(Records with drawing code)
** begin **

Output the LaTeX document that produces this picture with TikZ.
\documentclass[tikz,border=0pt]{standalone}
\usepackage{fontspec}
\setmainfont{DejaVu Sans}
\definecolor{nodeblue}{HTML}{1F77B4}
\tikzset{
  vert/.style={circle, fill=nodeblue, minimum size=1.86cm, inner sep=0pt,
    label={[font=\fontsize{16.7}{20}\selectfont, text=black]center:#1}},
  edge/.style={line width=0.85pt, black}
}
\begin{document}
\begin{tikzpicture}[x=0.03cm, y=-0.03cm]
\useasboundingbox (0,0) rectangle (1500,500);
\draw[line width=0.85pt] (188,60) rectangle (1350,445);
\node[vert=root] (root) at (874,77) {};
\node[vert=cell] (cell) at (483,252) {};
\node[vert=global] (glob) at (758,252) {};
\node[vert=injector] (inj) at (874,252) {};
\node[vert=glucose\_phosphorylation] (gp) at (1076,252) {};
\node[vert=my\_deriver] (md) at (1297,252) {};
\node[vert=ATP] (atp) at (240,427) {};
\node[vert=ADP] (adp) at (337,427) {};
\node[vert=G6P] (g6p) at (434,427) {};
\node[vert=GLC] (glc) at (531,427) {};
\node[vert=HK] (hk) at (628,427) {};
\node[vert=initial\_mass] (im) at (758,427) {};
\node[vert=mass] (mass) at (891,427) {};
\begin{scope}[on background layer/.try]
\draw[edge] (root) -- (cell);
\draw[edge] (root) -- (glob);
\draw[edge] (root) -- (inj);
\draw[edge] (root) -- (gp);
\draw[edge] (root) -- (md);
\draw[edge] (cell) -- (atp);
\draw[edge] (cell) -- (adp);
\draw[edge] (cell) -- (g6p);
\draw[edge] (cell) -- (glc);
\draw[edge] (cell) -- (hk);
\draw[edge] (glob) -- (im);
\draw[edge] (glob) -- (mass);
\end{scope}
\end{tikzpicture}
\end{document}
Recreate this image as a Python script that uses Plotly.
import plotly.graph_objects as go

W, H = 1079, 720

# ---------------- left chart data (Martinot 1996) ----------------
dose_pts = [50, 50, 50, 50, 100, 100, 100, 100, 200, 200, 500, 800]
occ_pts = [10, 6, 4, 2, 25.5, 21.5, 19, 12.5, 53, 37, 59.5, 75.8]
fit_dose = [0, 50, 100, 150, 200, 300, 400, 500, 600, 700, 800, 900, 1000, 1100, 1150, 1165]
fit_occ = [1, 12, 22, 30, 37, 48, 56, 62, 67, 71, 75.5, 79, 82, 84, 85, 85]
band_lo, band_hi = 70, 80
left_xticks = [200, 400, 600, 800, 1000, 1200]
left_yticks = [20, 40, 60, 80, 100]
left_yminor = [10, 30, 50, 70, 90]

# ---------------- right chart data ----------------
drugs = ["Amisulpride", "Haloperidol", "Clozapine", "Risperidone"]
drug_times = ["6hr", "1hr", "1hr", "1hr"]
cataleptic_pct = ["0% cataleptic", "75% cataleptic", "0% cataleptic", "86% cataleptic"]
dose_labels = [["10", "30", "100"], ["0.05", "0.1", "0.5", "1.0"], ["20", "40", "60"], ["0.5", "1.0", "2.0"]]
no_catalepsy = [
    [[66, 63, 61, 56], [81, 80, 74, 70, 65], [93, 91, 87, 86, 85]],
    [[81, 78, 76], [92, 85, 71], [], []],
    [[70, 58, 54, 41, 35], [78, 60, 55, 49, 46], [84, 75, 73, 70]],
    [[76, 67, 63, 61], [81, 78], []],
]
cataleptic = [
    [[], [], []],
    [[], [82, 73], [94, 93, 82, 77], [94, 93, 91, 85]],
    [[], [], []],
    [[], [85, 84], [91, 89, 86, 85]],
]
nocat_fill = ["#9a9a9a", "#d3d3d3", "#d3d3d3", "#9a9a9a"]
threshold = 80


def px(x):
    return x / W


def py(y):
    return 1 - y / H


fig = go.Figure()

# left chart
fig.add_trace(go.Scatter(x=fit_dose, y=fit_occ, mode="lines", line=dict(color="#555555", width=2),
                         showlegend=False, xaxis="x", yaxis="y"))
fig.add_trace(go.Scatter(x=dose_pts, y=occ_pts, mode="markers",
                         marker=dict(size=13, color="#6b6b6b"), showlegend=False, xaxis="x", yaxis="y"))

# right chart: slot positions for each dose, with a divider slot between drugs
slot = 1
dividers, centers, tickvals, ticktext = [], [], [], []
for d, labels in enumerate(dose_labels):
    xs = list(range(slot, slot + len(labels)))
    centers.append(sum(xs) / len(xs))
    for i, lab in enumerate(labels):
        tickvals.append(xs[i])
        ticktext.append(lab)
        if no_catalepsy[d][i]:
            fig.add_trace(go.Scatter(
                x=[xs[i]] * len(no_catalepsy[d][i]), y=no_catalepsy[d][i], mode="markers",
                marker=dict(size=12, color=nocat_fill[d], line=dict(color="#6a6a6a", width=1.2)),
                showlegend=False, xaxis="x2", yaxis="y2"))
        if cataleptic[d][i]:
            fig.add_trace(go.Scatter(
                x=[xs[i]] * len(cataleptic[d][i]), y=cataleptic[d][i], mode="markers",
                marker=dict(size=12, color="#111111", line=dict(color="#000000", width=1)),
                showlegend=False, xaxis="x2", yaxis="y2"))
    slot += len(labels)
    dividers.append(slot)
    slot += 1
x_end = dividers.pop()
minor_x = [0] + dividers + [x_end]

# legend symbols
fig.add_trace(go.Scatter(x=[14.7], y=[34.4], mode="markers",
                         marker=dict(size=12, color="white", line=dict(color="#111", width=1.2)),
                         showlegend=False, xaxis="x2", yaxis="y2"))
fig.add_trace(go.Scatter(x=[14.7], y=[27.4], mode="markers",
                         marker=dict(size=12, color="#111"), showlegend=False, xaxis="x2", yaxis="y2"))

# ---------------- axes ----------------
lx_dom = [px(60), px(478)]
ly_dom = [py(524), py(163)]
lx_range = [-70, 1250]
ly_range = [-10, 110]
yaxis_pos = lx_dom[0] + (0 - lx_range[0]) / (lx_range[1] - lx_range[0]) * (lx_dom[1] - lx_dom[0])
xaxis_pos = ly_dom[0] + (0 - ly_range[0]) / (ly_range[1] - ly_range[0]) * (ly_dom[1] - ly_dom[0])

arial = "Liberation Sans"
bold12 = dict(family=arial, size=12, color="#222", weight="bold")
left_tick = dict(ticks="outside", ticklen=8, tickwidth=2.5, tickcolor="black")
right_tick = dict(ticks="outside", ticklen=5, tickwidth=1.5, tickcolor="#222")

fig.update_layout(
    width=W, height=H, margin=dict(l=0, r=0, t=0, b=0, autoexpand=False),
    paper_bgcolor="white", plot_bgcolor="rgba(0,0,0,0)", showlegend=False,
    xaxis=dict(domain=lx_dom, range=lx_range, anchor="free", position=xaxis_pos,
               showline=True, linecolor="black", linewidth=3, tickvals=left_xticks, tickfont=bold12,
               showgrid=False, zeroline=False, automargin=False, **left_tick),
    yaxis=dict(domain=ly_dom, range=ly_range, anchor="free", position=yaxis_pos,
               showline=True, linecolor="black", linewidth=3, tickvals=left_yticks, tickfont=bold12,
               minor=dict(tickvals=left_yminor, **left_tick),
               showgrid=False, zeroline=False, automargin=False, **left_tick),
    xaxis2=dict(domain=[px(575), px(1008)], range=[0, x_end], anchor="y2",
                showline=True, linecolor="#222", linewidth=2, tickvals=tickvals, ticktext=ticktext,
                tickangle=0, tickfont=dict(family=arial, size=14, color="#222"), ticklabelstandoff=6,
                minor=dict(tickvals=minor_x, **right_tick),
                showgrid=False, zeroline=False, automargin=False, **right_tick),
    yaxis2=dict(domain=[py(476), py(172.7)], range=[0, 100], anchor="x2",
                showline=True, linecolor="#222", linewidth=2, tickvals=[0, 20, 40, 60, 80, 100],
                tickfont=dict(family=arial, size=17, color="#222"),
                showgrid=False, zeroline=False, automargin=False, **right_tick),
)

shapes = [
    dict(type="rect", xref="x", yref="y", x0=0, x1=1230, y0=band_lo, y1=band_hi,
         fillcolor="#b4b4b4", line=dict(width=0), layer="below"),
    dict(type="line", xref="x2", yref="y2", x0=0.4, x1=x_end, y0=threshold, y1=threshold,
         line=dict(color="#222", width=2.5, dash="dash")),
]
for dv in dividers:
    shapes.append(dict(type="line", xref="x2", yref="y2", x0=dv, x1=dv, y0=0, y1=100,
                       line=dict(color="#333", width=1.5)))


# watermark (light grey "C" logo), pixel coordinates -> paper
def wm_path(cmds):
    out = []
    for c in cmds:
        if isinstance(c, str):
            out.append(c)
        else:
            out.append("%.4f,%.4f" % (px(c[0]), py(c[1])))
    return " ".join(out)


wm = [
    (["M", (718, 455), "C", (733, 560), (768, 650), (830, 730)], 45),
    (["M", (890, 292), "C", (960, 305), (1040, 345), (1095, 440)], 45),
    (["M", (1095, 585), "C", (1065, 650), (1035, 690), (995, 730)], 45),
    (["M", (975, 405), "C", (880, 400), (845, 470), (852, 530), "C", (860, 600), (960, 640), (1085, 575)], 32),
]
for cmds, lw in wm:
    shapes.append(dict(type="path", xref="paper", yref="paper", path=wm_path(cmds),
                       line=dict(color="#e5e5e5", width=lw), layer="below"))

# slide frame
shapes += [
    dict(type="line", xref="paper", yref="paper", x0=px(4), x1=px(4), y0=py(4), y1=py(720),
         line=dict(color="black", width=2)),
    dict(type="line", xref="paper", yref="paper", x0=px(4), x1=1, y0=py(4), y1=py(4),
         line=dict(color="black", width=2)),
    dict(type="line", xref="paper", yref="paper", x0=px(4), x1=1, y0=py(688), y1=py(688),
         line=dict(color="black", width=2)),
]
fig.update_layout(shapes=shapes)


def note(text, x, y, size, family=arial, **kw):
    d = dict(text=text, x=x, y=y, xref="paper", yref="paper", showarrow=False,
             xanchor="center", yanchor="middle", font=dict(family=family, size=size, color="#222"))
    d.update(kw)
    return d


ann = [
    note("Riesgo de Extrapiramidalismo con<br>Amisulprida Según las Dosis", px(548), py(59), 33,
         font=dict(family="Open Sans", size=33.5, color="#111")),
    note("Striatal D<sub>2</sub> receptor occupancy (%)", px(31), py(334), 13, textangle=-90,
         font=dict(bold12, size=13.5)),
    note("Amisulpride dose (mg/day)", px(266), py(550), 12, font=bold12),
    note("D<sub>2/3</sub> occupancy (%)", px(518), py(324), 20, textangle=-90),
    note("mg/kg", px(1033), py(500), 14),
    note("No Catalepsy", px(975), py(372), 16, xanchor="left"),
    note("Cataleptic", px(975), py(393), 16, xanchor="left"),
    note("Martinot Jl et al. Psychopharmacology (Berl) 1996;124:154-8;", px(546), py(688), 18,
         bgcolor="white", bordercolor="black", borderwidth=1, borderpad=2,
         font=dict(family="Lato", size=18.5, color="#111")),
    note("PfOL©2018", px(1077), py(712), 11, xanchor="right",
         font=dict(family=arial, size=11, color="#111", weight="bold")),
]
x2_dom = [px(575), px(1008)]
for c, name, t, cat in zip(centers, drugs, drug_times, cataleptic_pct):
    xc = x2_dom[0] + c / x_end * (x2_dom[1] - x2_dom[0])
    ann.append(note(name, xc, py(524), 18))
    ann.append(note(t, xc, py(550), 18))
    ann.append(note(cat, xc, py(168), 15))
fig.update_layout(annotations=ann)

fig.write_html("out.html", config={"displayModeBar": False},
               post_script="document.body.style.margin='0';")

** end **

Given request: Extract the lines from the line with "Recreate this image" through the line with "fig = go.Figure()". Keep both of those lines, copy everything exactly, and add nothing.

Answer to the task:
Recreate this image as a Python script that uses Plotly.
import plotly.graph_objects as go

W, H = 1079, 720

# ---------------- left chart data (Martinot 1996) ----------------
dose_pts = [50, 50, 50, 50, 100, 100, 100, 100, 200, 200, 500, 800]
occ_pts = [10, 6, 4, 2, 25.5, 21.5, 19, 12.5, 53, 37, 59.5, 75.8]
fit_dose = [0, 50, 100, 150, 200, 300, 400, 500, 600, 700, 800, 900, 1000, 1100, 1150, 1165]
fit_occ = [1, 12, 22, 30, 37, 48, 56, 62, 67, 71, 75.5, 79, 82, 84, 85, 85]
band_lo, band_hi = 70, 80
left_xticks = [200, 400, 600, 800, 1000, 1200]
left_yticks = [20, 40, 60, 80, 100]
left_yminor = [10, 30, 50, 70, 90]

# ---------------- right chart data ----------------
drugs = ["Amisulpride", "Haloperidol", "Clozapine", "Risperidone"]
drug_times = ["6hr", "1hr", "1hr", "1hr"]
cataleptic_pct = ["0% cataleptic", "75% cataleptic", "0% cataleptic", "86% cataleptic"]
dose_labels = [["10", "30", "100"], ["0.05", "0.1", "0.5", "1.0"], ["20", "40", "60"], ["0.5", "1.0", "2.0"]]
no_catalepsy = [
    [[66, 63, 61, 56], [81, 80, 74, 70, 65], [93, 91, 87, 86, 85]],
    [[81, 78, 76], [92, 85, 71], [], []],
    [[70, 58, 54, 41, 35], [78, 60, 55, 49, 46], [84, 75, 73, 70]],
    [[76, 67, 63, 61], [81, 78], []],
]
cataleptic = [
    [[], [], []],
    [[], [82, 73], [94, 93, 82, 77], [94, 93, 91, 85]],
    [[], [], []],
    [[], [85, 84], [91, 89, 86, 85]],
]
nocat_fill = ["#9a9a9a", "#d3d3d3", "#d3d3d3", "#9a9a9a"]
threshold = 80


def px(x):
    return x / W


def py(y):
    return 1 - y / H


fig = go.Figure()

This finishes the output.